Gerrit Hilgefort: Wir haben bereits einige Aktivitäten unternommen und weitere geplant: Vor einigen Wochen haben wir eine schöne Betriebsfeier veranstaltet, auf der unter anderem ein Film von Roman Schauerte gezeigt wurde. Der Film drückt sehr gut aus, für was wir stehen und zeigt den Zusammenhalt innerhalb der Firma. Wir haben einige unserer Wände durch große Graffitis von den „Lackaffen“ verschönern lassen, die verdeutlichen, dass wir auf unsere 50-jährige Geschichte sehr stolz sein können. Im Herbst planen wir einen Tag der offenen Tür für unsere Mitarbeiter und deren Familien.
WOLL: Herr Hilgefort, wie geht es Ihnen in Ihrer Rolle als Geschäftsführer von TITAL?

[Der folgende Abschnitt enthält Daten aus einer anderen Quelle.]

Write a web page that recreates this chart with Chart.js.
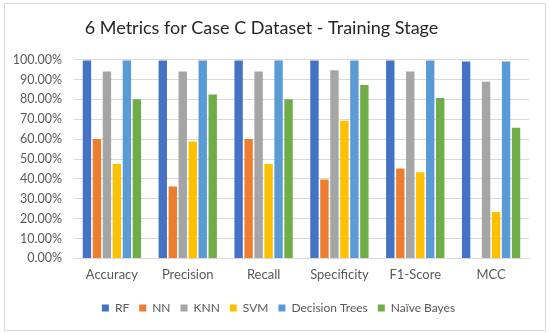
<!DOCTYPE html>
<html>
<head>
<meta charset="utf-8">
<script src="https://cdn.jsdelivr.net/npm/chart.js@4"></script>
<style>
  html, body { margin: 0; padding: 0; background: #fff; }
  #wrap { position: relative; width: 550px; height: 333px; }
  #frame { position: absolute; left: 4px; top: 3px; width: 540px; height: 326px; border: 1px solid #d9d9d9; pointer-events: none; }
</style>
</head>
<body>
<div id="wrap">
  <canvas id="myChart" width="550" height="333"></canvas>
  <div id="frame"></div>
</div>
<script>
var categories = ['Accuracy', 'Precision', 'Recall', 'Specificity', 'F1-Score', 'MCC'];
var seriesNames = ['RF', 'NN', 'KNN', 'SVM', 'Decision Trees', 'Naïve Bayes'];
var rf = [99.5, 99.5, 99.5, 99.5, 99.5, 99.0];
var nn = [60.0, 36.2, 60.0, 39.7, 45.2, 0];
var knn = [94.0, 94.0, 94.0, 94.7, 94.0, 88.8];
var svm = [47.5, 58.8, 47.5, 69.2, 43.3, 23.3];
var decisionTrees = [99.5, 99.5, 99.5, 99.5, 99.5, 99.0];
var naiveBayes = [80.0, 82.5, 80.0, 87.2, 80.7, 65.7];
var colors = ['#4472C4', '#ED7D31', '#A5A5A5', '#FFC000', '#5B9BD5', '#70AD47'];

var fontFamily = 'Lato, "Open Sans", sans-serif';
var ctx = document.getElementById('myChart');

var allData = [rf, nn, knn, svm, decisionTrees, naiveBayes];
var datasets = seriesNames.map(function (name, i) {
    return {
        label: name,
        data: allData[i],
        backgroundColor: colors[i],
        borderWidth: 0,
        categoryPercentage: 0.79,
        barPercentage: 0.84
    };
});

// nudge title and legend sideways like the excel original
var nudgeBoxes = {
    id: 'nudgeBoxes',
    afterLayout: function (chart) {
        chart.legend.left += 14;
        chart.legend.right += 14;
        chart.titleBlock.left -= 3;
        chart.titleBlock.right -= 3;
    }
};

var myChart = new Chart(ctx, {
    type: 'bar',
    data: {
        labels: categories,
        datasets: datasets
    },
    plugins: [nudgeBoxes],
    options: {
        responsive: false,
        animation: false,
        events: [],
        layout: {
            padding: { left: 0, right: 21, top: 0, bottom: 9 }
        },
        plugins: {
            title: {
                display: true,
                text: '6 Metrics for Case C Dataset - Training Stage',
                color: '#262626',
                font: { family: fontFamily, size: 18, weight: 'normal' },
                padding: { top: 17, bottom: 21 }
            },
            legend: {
                position: 'bottom',
                labels: {
                    boxWidth: 7,
                    boxHeight: 7,
                    color: '#595959',
                    padding: 10,
                    font: { family: fontFamily, size: 12 }
                }
            },
            tooltip: { enabled: false }
        },
        scales: {
            x: {
                grid: { display: false, drawTicks: false },
                border: { display: true, color: '#d9d9d9' },
                ticks: {
                    color: '#595959',
                    padding: 9,
                    font: { family: fontFamily, size: 13 }
                }
            },
            y: {
                min: 0,
                max: 100,
                afterFit: function (scale) { scale.width = 74; },
                grid: { color: '#d9d9d9', drawTicks: false },
                border: { display: false },
                ticks: {
                    stepSize: 10,
                    color: '#595959',
                    padding: 12,
                    font: { family: fontFamily, size: 12.5 },
                    callback: function (v) { return v.toFixed(2) + '%'; }
                }
            }
        }
    }
});
</script>
</body>
</html>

Gerrit Hilgefort: In der Rolle als Geschäftsführer kann man das hoffentlich gar nicht anders sagen, als dass man sich voll mit dem Unternehmen, den Mitarbeitern und allem, was hier passiert, und der Region verbunden fühlt. Deswegen knüpfe ich nun auch den Draht zum Unternehmensverband Westfalen Mitte.
WOLL: Wir bedanken uns für das Gespräch und wünschen Ihnen und der TITAL GmbH eine gute Zukunft in den kommenden 50 Jahren.